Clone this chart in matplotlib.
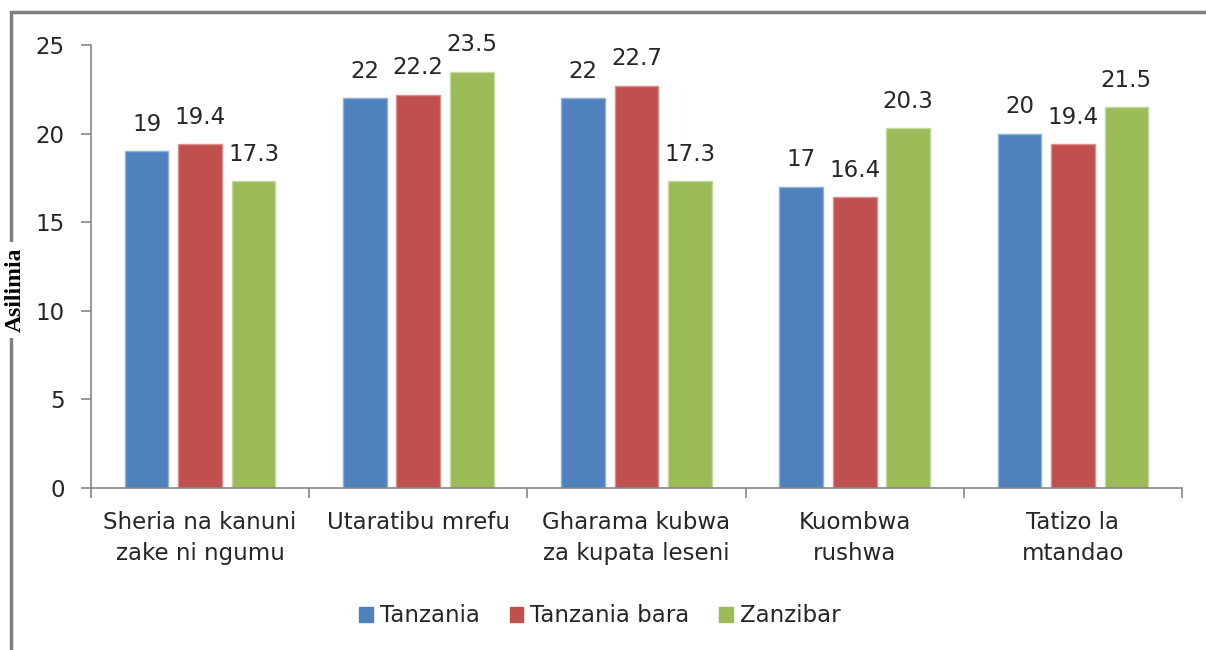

========================================

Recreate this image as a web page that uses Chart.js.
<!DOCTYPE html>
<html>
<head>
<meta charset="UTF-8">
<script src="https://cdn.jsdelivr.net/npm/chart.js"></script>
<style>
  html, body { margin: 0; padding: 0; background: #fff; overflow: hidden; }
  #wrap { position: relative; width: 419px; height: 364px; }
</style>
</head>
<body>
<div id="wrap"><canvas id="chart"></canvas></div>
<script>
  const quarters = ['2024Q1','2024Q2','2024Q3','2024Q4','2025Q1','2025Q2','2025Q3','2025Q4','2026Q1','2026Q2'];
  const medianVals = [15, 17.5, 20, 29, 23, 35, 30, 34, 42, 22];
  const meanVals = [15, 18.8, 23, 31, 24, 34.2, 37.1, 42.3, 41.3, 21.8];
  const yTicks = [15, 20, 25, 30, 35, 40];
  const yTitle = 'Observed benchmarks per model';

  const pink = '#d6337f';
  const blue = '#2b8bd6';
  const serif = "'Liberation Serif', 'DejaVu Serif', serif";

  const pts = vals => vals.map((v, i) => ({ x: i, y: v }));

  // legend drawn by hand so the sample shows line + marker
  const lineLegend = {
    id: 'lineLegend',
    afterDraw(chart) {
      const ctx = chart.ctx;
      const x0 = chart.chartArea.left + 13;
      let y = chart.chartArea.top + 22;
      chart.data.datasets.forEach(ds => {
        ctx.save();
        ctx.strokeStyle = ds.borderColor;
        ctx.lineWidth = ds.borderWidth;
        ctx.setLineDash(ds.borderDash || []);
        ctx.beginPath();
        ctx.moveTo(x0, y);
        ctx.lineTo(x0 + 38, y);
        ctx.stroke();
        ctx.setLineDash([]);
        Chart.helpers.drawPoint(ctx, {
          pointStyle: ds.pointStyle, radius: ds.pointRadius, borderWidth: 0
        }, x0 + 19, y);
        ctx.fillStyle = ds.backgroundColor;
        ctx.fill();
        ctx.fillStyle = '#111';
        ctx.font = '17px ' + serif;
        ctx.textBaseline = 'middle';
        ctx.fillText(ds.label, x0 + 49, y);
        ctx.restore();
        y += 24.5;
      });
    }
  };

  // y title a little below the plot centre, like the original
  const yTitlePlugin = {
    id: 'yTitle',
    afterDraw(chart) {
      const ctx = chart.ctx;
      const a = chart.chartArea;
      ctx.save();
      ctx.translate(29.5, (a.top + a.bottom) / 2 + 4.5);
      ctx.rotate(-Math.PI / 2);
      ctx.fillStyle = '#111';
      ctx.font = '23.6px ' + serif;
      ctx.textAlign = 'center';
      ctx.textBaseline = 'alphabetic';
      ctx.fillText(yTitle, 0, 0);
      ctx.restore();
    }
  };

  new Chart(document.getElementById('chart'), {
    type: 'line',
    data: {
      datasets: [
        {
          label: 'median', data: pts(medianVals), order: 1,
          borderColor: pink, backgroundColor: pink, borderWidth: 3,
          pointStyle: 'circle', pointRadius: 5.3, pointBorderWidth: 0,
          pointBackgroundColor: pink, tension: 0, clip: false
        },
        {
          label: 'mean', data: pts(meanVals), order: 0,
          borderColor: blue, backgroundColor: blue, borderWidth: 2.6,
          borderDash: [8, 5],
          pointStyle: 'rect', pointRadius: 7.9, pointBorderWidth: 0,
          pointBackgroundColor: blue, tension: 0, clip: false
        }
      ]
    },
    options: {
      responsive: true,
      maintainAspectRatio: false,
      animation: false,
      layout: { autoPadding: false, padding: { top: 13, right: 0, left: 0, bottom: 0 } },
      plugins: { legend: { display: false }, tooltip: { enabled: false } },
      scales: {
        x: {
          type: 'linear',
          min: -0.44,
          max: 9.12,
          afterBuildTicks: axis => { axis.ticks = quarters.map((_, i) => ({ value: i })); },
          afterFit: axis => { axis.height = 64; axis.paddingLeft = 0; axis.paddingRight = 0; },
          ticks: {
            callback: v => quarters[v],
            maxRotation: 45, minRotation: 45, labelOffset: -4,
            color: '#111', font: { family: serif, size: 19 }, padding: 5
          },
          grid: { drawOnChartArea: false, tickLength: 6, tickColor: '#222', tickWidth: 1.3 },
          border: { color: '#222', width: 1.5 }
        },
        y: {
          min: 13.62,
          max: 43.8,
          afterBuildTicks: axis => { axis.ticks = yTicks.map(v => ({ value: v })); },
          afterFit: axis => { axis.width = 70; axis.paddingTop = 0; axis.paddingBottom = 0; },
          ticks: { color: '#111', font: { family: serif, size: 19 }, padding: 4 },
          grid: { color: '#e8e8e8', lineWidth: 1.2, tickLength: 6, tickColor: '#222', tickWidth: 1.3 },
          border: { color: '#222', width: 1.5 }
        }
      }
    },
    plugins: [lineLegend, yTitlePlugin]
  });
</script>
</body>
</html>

========================================

◆ TASK ◆
A single figure is required: the number of lines above in which the word "this" occurs.

◆ RESULT ◆
2